Florals as Revolution
In a world that often dismisses florals as “feminine,” “decorative,” or “less serious,” Bolivar stands tall with unapologetic devotion to the blossom. But hers are not flowers for vases. They are metaphors for emergence, cycles, beauty born through difficulty.
“I don’t just paint flowers,” she says. “I capture unseen energies, the movement of the soul, the quiet power of resilience and joy.”
That’s evident in “Wild Harmony”, where petals seem to float midair, yet remain anchored in a sense of internal stillness. The composition balances both chaos and control, suggesting that the real harmony of life isn’t perfection—it’s fluidity.
Her blossoms are warriors in disguise. Soft but unshaken. Gentle but grounded. Their message? Even softness can be sacred. Even beauty can be a battlefield.
A Portal for the Right Person
Bolivar believes that every painting knows who it’s for.
“Every painting is a portal,” she says, “and I trust that each one will find the person it was meant for.”

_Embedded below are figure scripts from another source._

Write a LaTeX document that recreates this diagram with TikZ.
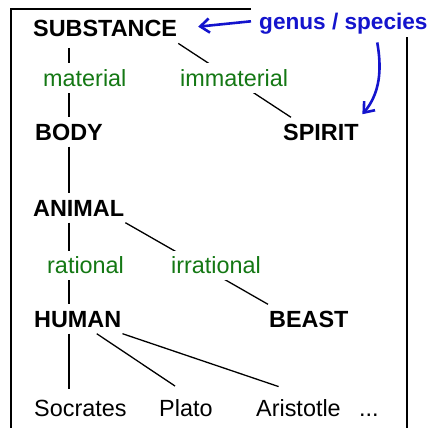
\documentclass[tikz,border=0pt]{standalone}
\usepackage{fontspec}
\setmainfont{Liberation Sans}
\usetikzlibrary{arrows.meta,backgrounds}
\definecolor{diffgreen}{RGB}{20,120,20}
\definecolor{noteblue}{RGB}{20,20,205}

\begin{document}
\begin{tikzpicture}[
  x=1pt, y=-1pt,
  every node/.style={font=\fontsize{23.4}{28}\selectfont, anchor=base west, text height=16pt, text depth=0pt, inner xsep=1pt, inner ysep=6.5pt},
  kind/.style={font=\fontsize{23.4}{28}\selectfont\bfseries},
  diff/.style={text=diffgreen, fill=white},
  note/.style={font=\fontsize{22.6}{27}\selectfont\bfseries, text=noteblue, fill=white, inner sep=8pt},
  link/.style={line width=1.3pt},
  pointer/.style={-{Straight Barb[length=3.2mm,width=5mm]}, line width=2.6pt, noteblue},
]
\useasboundingbox (0,0) rectangle (431,428);

% === FRAME ===
\draw[line width=1.3pt] (11,428) -- (11,9) -- (407,9) -- (407,428);

% === TREE ===
\node[kind] (subst) at (32,36.7) {SUBSTANCE};
\node[note] (gs) at (251,29.3) {genus / species};
\node[diff] (mat) at (42,86) {material};
\node[diff] (immat) at (179,86) {immaterial};
\node[kind] (body) at (34,140) {BODY};
\node[kind] (spirit) at (282,140) {SPIRIT};
\node[kind] (anim) at (32,216) {ANIMAL};
\node[diff] (rat) at (46,273) {rational};
\node[diff] (irrat) at (170,273) {irrational};
\node[kind] (human) at (33,327) {HUMAN};
\node[kind] (beast) at (268,327) {BEAST};
\node (socr) at (33,416) {Socrates};
\node (plato) at (158,416) {Plato};
\node (arist) at (255,416) {Aristotle};
\node (dots) at (358,416) {...};

\begin{scope}[on background layer]
\draw[link, shorten <=4.5pt] (subst.south -| body) -- (body);
\draw[link] (subst.south east) -- ([xshift=9pt]spirit.north west);
\draw[link] (body) -- (anim.north -| body);
\draw[link] (anim.south -| body) -- (human.north -| body);
\draw[link] (anim.south east) -- (beast.north west);
\draw[link, shorten >=4pt] (human.south -| body) -- (socr.north -| body);
\draw[link, shorten >=13pt] ([xshift=19pt]human.south) -- (plato.north);
\draw[link, shorten >=21pt] (human.south east) -- (arist.north);
\end{scope}

% === POINTERS ===
\draw[pointer, shorten >=20pt] (gs.west) -- (subst.east);
\draw[pointer, shorten <=5pt, shorten >=4pt] ([xshift=33pt]gs.south) to[out=-80, in=50] (spirit.north east);
\end{tikzpicture}
\end{document}
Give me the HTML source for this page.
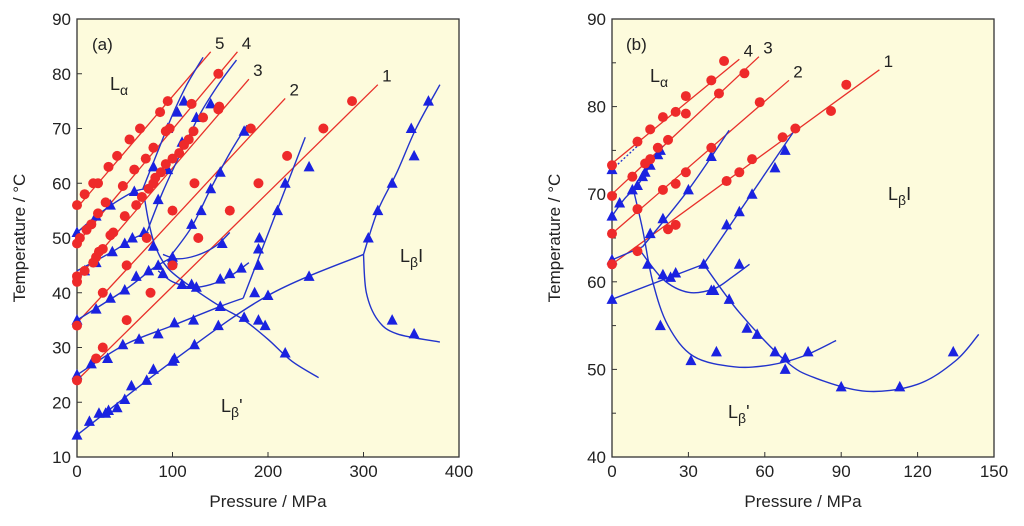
<!DOCTYPE html>
<html><head><meta charset="utf-8"><style>
body{margin:0;background:#fff;width:1024px;height:526px;overflow:hidden}
svg{display:block;font-family:"Liberation Sans",Arial,sans-serif}
</style></head><body>
<svg id="chart" width="1024" height="526"></svg>
<script>
// ---------- Panel (a) data ----------
const aXTicks=[0,100,200,300,400];
const aYTicks=[10,20,30,40,50,60,70,80,90];
const aRedLines=[
 {label:"1",from:[0,24],to:[315,78]},
 {label:"2",from:[0,34.5],to:[218,75.5]},
 {label:"3",from:[0,42.5],to:[180,79]},
 {label:"4",from:[0,49],to:[168,84]},
 {label:"5",from:[0,55.5],to:[140,84]}];
const aRedP=[0,20,27,52,77,100,127,160,190,220,258,288, 0,27,52,73,100,123,182, 0,0,8,17,20,23,27,35,38,50,62,68,75,80,82,88,93,100,107,112,117,122,132,148,149, 0,3,10,15,22,30,48,60,72,80,93,97,120,148, 0,8,17,22,33,42,55,66,87,95];
const aRedT=[24,28,30,35,40,45,50,55,60,65,70,75, 34,40,45,50,55,60,70, 42,43,44,45.5,46.5,47.5,48,50.5,51,54,56,57.5,59,60,61,62,63.5,64.5,65.5,67,68,69.5,72,73.5,74, 49,50,51.5,52.5,54.5,56.5,59.5,62.5,64.5,66.5,69.5,70,74.5,80, 56,58,60,60,63,65,68,70,73,75];
const aBlueCurves=[
 [[0,14],[100,27.5],[200,39.5],[300,47]],
 [[0,25],[50,30.5],[100,34],[150,37.5],[174,39]],
 [[174,39],[239,68.4]],
 [[70,58],[75,53],[82,48.5],[95,44.5],[120,41],[150,37.5],[175,35],[200,31.5],[225,27.5],[253,24.5]],
 [[0,35],[50,40.5],[80,44.5],[100,46.5]],
 [[85,44],[100,42],[120,41],[140,41.5],[160,43],[180,45.5]],
 [[0,44],[37,47.5],[60,50],[75,51]],
 [[90,47],[105,46.2],[125,46.8],[145,48.5],[160,51]],
 [[0,51],[20,54],[40,56.5],[60,58.5],[72,59]],
 [[97,46.5],[120,52],[140,59],[160,65.5],[178,70.6]],
 [[73,51],[90,58.5],[110,66],[130,73],[150,78.5],[167,82.5]],
 [[69,59],[85,66],[100,72.5],[115,78],[132,83]],
 [[300,47],[315,55],[335,62],[355,70],[380,78]],
 [[300,47],[303,40],[315,35],[335,32.5],[380,31]]];
const aBlueP=[0,13,23,30,33,42,50,57,73,80,100,102,123,148,175,190,197,218,200,243, 0,15,32,48,65,85,102,122,150, 186,190,190,191,210,218,243, 0,20,35,50,62,75,85,100,110,120,125,150,160,172, 8,20,37,50,58,70,80,90,100,152, 0,20,35,60, 120,130,140,150,175, 85,95,110,125,140, 80,95,105,112, 305,315,330,350,353,368,330,353];
const aBlueT=[14,16.5,18,18,18.5,19,20.5,23,24,26,27.5,28,30.5,34,35.5,35,34,29,39.5,43, 25,27,28,30.5,31.5,32.5,34.5,35,37.5, 40,45,48,50,55,60,63, 35,37,39,40.5,43,44,45,46.5,41.5,41.5,41,42.5,43.5,44.5, 44,45.5,47.5,49,50,51,48.5,43.5,46,49, 51,54,56,58.5, 52.5,55,59,62,69.5, 57,62.5,67.5,72,74.5, 63,70,73,75, 50,55,60,70,65,75,35,32.5];

// ---------- Panel (b) data ----------
const bXTicks=[0,30,60,90,120,150];
const bYTicks=[40,50,60,70,80,90];
const bRedLines=[
 {label:"1",from:[0,62],to:[105,84.2]},
 {label:"2",from:[0,65.5],to:[69.5,83]},
 {label:"3",from:[0,70],to:[57.7,85.7]},
 {label:"4",from:[0,73.5],to:[50,85.4]}];
const bRedP=[0,10,22,25,45,50,55,67,72,86,92, 0,10,20,25,29,39,58, 0,8,13,15,18,22,29,42,52, 0,10,15,20,25,29,39,44];
const bRedT=[62,63.5,66,66.5,71.5,72.5,74,76.5,77.5,79.5,82.5, 65.5,68.3,70.5,71.2,72.5,75.3,80.5, 69.8,72,73.5,74,75.3,76.2,79.2,81.5,83.8, 73.3,76,77.4,78.8,79.4,81.2,83,85.2];
const bBlueCurves=[
 [[0,58],[36,62]],
 [[36,62],[71,77]],
 [[36,62],[50,56.5],[68,51],[80,49],[100,47.5],[120,48.3],[135,51],[144,54]],
 [[8,71],[12,66],[16,60],[22,55],[32,51.5],[48,50.3],[62,50.5],[75,51.5],[88,53.3]],
 [[10,64],[20,60.3],[30,58.8],[40,59.2],[47,60.5],[54,62]],
 [[0,62.5],[12,64]],
 [[12,64],[30,70.5],[46,77.3]],
 [[0,67.5],[5,69.5],[10,71],[15,73.3],[20,75.5]]];
const bBlueP=[0,20,23,25,36, 45,50,55,64,68, 40,46,53,57,64,68,68,90,113,134, 8,14,19,31,41,77, 50,39, 0,15,20,30,39, 3,10,12,13,15,18,19, 0,0];
const bBlueT=[58,60.8,60.5,61,62, 66.5,68,70,73,75, 59,58,54.7,54,52,51.3,50,48,48,52, 70.5,62,55,51,52,52, 62,59, 62.5,65.5,67.2,70.5,74.3, 69,71,72,72.5,73.3,74.5,75, 67.5,72.8];

// ---------- drawing ----------
const svg=document.getElementById('chart');
const NS='http://www.w3.org/2000/svg';
function mk(tag,attrs,parent){const e=document.createElementNS(NS,tag);for(const k in attrs)e.setAttribute(k,attrs[k]);(parent||svg).appendChild(e);return e;}
function txt(x,y,s,size,anchor,parent){const t=mk('text',{x:x,y:y,'font-size':size,'text-anchor':anchor||'middle',fill:'#222'},parent);t.textContent=s;return t;}

function panel(id,L,R,T,B,xmin,xmax,ymin,ymax,xt,yt,yminor,redLines,rP,rT,blues,bP,bT,cfg){
 const g=mk('g',{});
 
 
 const X=v=>L+(v-xmin)/(xmax-xmin)*(R-L);
 const Y=v=>B-(v-ymin)/(ymax-ymin)*(B-T);
 const frame=mk('rect',{x:L,y:T,width:R-L,height:B-T,fill:'#fdfbdc',stroke:'#333','stroke-width':1.3},g);
 
 
 xt.forEach(v=>{mk('line',{x1:X(v),x2:X(v),y1:B,y2:B-5,stroke:'#333'},g);
   const t=txt(X(v),B+20,String(v),17,'middle',g);
   
   });
 yt.forEach(v=>{mk('line',{x1:L,x2:L+5,y1:Y(v),y2:Y(v),stroke:'#333'},g);
   const t=txt(L-6,Y(v)+6,String(v),17,'end',g);
   
   });
 if(yminor) for(let v=ymin+yminor;v<ymax;v+=yminor*2) mk('line',{x1:L,x2:L+4,y1:Y(v),y2:Y(v),stroke:'#333'},g);
 const xl=txt((L+R)/2,507,'Pressure / MPa',17,'middle',g);
 
 
 const yl=txt(0,0,'Temperature / °C',17,'middle',g);
 yl.setAttribute('transform','translate('+(L-52)+','+((T+B)/2)+') rotate(-90)');
 
 
 redLines.forEach(l=>{
   const ln=mk('line',{x1:X(l.from[0]),y1:Y(l.from[1]),x2:X(l.to[0]),y2:Y(l.to[1]),stroke:'#e8302a','stroke-width':1.3},g);
   
   
   const lb=txt(X(l.to[0])+9,Y(l.to[1])-3,l.label,17,'middle',g);
   
   
 });
 blues.forEach(c=>{
   let d='M'+X(c[0][0])+' '+Y(c[0][1]);
   if(c.length==2) d+=' L'+X(c[1][0])+' '+Y(c[1][1]);
   else { for(let i=0;i<c.length-1;i++){const p0=c[Math.max(0,i-1)],p1=c[i],p2=c[i+1],p3=c[Math.min(c.length-1,i+2)];
     const c1x=X(p1[0])+(X(p2[0])-X(p0[0]))/6,c1y=Y(p1[1])+(Y(p2[1])-Y(p0[1]))/6;
     const c2x=X(p2[0])-(X(p3[0])-X(p1[0]))/6,c2y=Y(p2[1])-(Y(p3[1])-Y(p1[1]))/6;
     d+=' C'+c1x+' '+c1y+' '+c2x+' '+c2y+' '+X(p2[0])+' '+Y(p2[1]);}}
   const p=mk('path',{d:d,fill:'none',stroke:'#2233cc','stroke-width':1.4},g);
   
   
 });
 if(cfg.dotted){const dl=mk('line',{x1:X(cfg.dotted[0]),y1:Y(cfg.dotted[1]),x2:X(cfg.dotted[2]),y2:Y(cfg.dotted[3]),stroke:'#2233cc','stroke-dasharray':'2 2','stroke-width':1.3},g);
   
   }
 bP.forEach((p,i)=>{const x=X(p),y=Y(bT[i]);
   const tr=mk('polygon',{points:(x-5.5)+','+(y+4.5)+' '+(x+5.5)+','+(y+4.5)+' '+x+','+(y-6),fill:'#1a22e0'},g);
   
   });
 rP.forEach((p,i)=>{const c=mk('circle',{cx:X(p),cy:Y(rT[i]),r:5,fill:'#ee2a2a'},g);
   
   });
 cfg.labels.forEach(lb=>{const t=mk('text',{x:lb.x,y:lb.y,'font-size':18,fill:'#222'},g);
   
   
   t.textContent='L';
   const s=mk('tspan',{'font-size':14,dy:5},t);s.textContent=lb.sub;
   if(lb.rest){const r=mk('tspan',{'font-size':18,dy:-5},t);r.textContent=lb.rest;}});
 const pl=txt(cfg.pl[0],cfg.pl[1],'('+id+')',17,'start',g);
 
 
}
panel('a',77,459,19,457,0,400,10,90,aXTicks,aYTicks,0,aRedLines,aRedP,aRedT,aBlueCurves,aBlueP,aBlueT,
 {labels:[{x:110,y:90,sub:'α'},{x:221,y:412,sub:'β',rest:"'"},{x:400,y:262,sub:'β',rest:'I'}],pl:[92,50]});
panel('b',612,994,19,457,0,150,40,90,bXTicks,bYTicks,5,bRedLines,bRedP,bRedT,bBlueCurves,bBlueP,bBlueT,
 {labels:[{x:650,y:82,sub:'α'},{x:728,y:418,sub:'β',rest:"'"},{x:888,y:200,sub:'β',rest:'I'}],pl:[626,50],dotted:[0,72.8,10,75.5]});
</script>
</body></html>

That belief fuels her creative freedom. She doesn’t make work to match interiors. She doesn’t aim to please the algorithm. She paints with integrity, letting intuition—not industry—steer the course.
And that trust pays off. Her collectors feel seen by her work. Her pieces are more than aesthetic—they are mirrors, affirmations, meditations. Each one carries the fingerprint of transformation and an invitation to personal revelation.
Between Softness and Strength
Bolivar’s ability to hold two truths at once—delicacy and boldness, structure and spontaneity—is what defines her visual voice. In “My Margarita”, delicate daisies emerge from a lush pastel fog, their joy contagious, their form precise. But again, look closer: behind that gentle scene is an undercurrent of texture, a tension, a suggestion that joy was earned—not given.
There is no sentimentality here. Only truth, layered and luminous.
Her mastery is in knowing when to guide and when to let go. When to refine, and when to let the chaos in. She does not control every step—she co-creates with the medium. The result is work that feels alive. Breathing. Becoming.
The Alchemist’s Studio
Her studio is not just a workspace. It is an altar. A sanctuary of brushes, textures, pigments, and possibility. It’s where she builds worlds out of raw feeling. Where she follows curiosity instead of certainty.
Sometimes, her process begins digitally—sketching or collaging reference points. Other times, it’s straight to the canvas, where materials lead and the spirit responds. Nothing is sacred. Everything is questioned. Layers are added, destroyed, reborn.
And through it all, the question she asks—again and again—is this:
Does it feel alive yet?
If the answer is no, she keeps going.
Finding the Invisible Thread
Tatyana Bolivar’s work resists categorization. It is not quite floral, not purely abstract, and certainly not “decorative.” It is emotional. Textural. Transformational. Every brushstroke is a trace of intuition. Every bloom is a meditation. Every painting, a quiet rebellion against numbness.
She creates to connect. To awaken. To remind.
In a world that prizes speed, clarity, and control, Bolivar’s work urges us to slow down, look again, and let ourselves be changed by what we feel rather than what we understand.
This is art that doesn’t just sit pretty. It sits deeply.